What you have to do
No images are to be carried over; print all other material exactly as it stands.

Dataset content
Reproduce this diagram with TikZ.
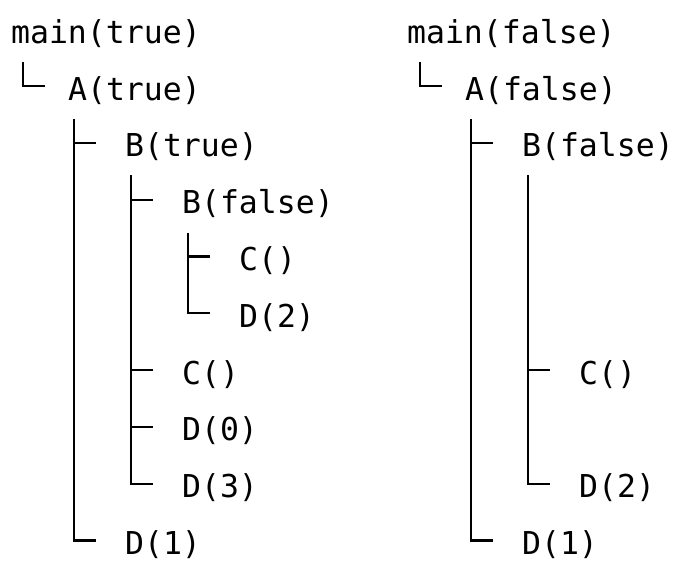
\documentclass[tikz,border=0pt]{standalone}
\usepackage{fontspec}
\setmonofont{DejaVu Sans Mono}

\begin{document}
\begin{tikzpicture}[x=1pt,y=-1pt,line width=2.2pt,
    call/.style={anchor=west,inner sep=0pt,text height=28pt,text depth=0pt,font=\ttfamily\fontsize{31.5}{37}\selectfont}]
    \useasboundingbox(0,0)rectangle(684,571);

    \node[call](mt)at(10,29.2){main(true)};
    \node[call](at)at(67,86){A(true)};
    \node[call](bt)at(124,142.8){B(true)};
    \node[call](bf)at(181,199.6){B(false)};
    \node[call](ca)at(238,256.4){C()};
    \node[call](dtwo)at(238,313.2){D(2)};
    \node[call](cb)at(181,370){C()};
    \node[call](dzero)at(181,426.8){D(0)};
    \node[call](dthree)at(181,483.6){D(3)};
    \node[call](done)at(124,540.4){D(1)};

    \draw(23,62)|-([xshift=-22pt]at.west);
    \coordinate(lb)at(74,119);
    \draw(lb)|-([xshift=-28pt]done.west);
    \draw(lb|-bt.west)--([xshift=-28pt]bt.west);
    \coordinate(lc)at(131,175);
    \draw(lc)|-([xshift=-28pt]dthree.west);
    \draw(lc|-bf.west)--([xshift=-28pt]bf.west);
    \draw(lc|-cb.west)--([xshift=-28pt]cb.west);
    \draw(lc|-dzero.west)--([xshift=-28pt]dzero.west);
    \coordinate(ld)at(188,232.5);
    \draw(ld)|-([xshift=-28pt]dtwo.west);
    \draw(ld|-ca.west)--([xshift=-28pt]ca.west);


    \node[call](mf)at(406,29.2){main(false)};
    \node[call](af)at(464,86){A(false)};
    \node[call](bF)at(521,142.8){B(false)};
    \node[call](cr)at(578,370){C()};
    \node[call](rtwo)at(578,483.6){D(2)};
    \node[call](rone)at(521,540.4){D(1)};

    \draw(420,62)|-([xshift=-22pt]af.west);
    \coordinate(rb)at(471,119);
    \draw(rb)|-([xshift=-28pt]rone.west);
    \draw(rb|-bF.west)--([xshift=-28pt]bF.west);
    \coordinate(rc)at(528,175);
    \draw(rc)|-([xshift=-28pt]rtwo.west);
    \draw(rc|-cr.west)--([xshift=-28pt]cr.west);
\end{tikzpicture}
\end{document}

Complete output
Reproduce this diagram with TikZ.
\documentclass[tikz,border=0pt]{standalone}
\usepackage{fontspec}
\setmonofont{DejaVu Sans Mono}

\begin{document}
\begin{tikzpicture}[x=1pt,y=-1pt,line width=2.2pt,
    call/.style={anchor=west,inner sep=0pt,text height=28pt,text depth=0pt,font=\ttfamily\fontsize{31.5}{37}\selectfont}]
    \useasboundingbox(0,0)rectangle(684,571);

    \node[call](mt)at(10,29.2){main(true)};
    \node[call](at)at(67,86){A(true)};
    \node[call](bt)at(124,142.8){B(true)};
    \node[call](bf)at(181,199.6){B(false)};
    \node[call](ca)at(238,256.4){C()};
    \node[call](dtwo)at(238,313.2){D(2)};
    \node[call](cb)at(181,370){C()};
    \node[call](dzero)at(181,426.8){D(0)};
    \node[call](dthree)at(181,483.6){D(3)};
    \node[call](done)at(124,540.4){D(1)};

    \draw(23,62)|-([xshift=-22pt]at.west);
    \coordinate(lb)at(74,119);
    \draw(lb)|-([xshift=-28pt]done.west);
    \draw(lb|-bt.west)--([xshift=-28pt]bt.west);
    \coordinate(lc)at(131,175);
    \draw(lc)|-([xshift=-28pt]dthree.west);
    \draw(lc|-bf.west)--([xshift=-28pt]bf.west);
    \draw(lc|-cb.west)--([xshift=-28pt]cb.west);
    \draw(lc|-dzero.west)--([xshift=-28pt]dzero.west);
    \coordinate(ld)at(188,232.5);
    \draw(ld)|-([xshift=-28pt]dtwo.west);
    \draw(ld|-ca.west)--([xshift=-28pt]ca.west);


    \node[call](mf)at(406,29.2){main(false)};
    \node[call](af)at(464,86){A(false)};
    \node[call](bF)at(521,142.8){B(false)};
    \node[call](cr)at(578,370){C()};
    \node[call](rtwo)at(578,483.6){D(2)};
    \node[call](rone)at(521,540.4){D(1)};

    \draw(420,62)|-([xshift=-22pt]af.west);
    \coordinate(rb)at(471,119);
    \draw(rb)|-([xshift=-28pt]rone.west);
    \draw(rb|-bF.west)--([xshift=-28pt]bF.west);
    \coordinate(rc)at(528,175);
    \draw(rc)|-([xshift=-28pt]rtwo.west);
    \draw(rc|-cr.west)--([xshift=-28pt]cr.west);
\end{tikzpicture}
\end{document}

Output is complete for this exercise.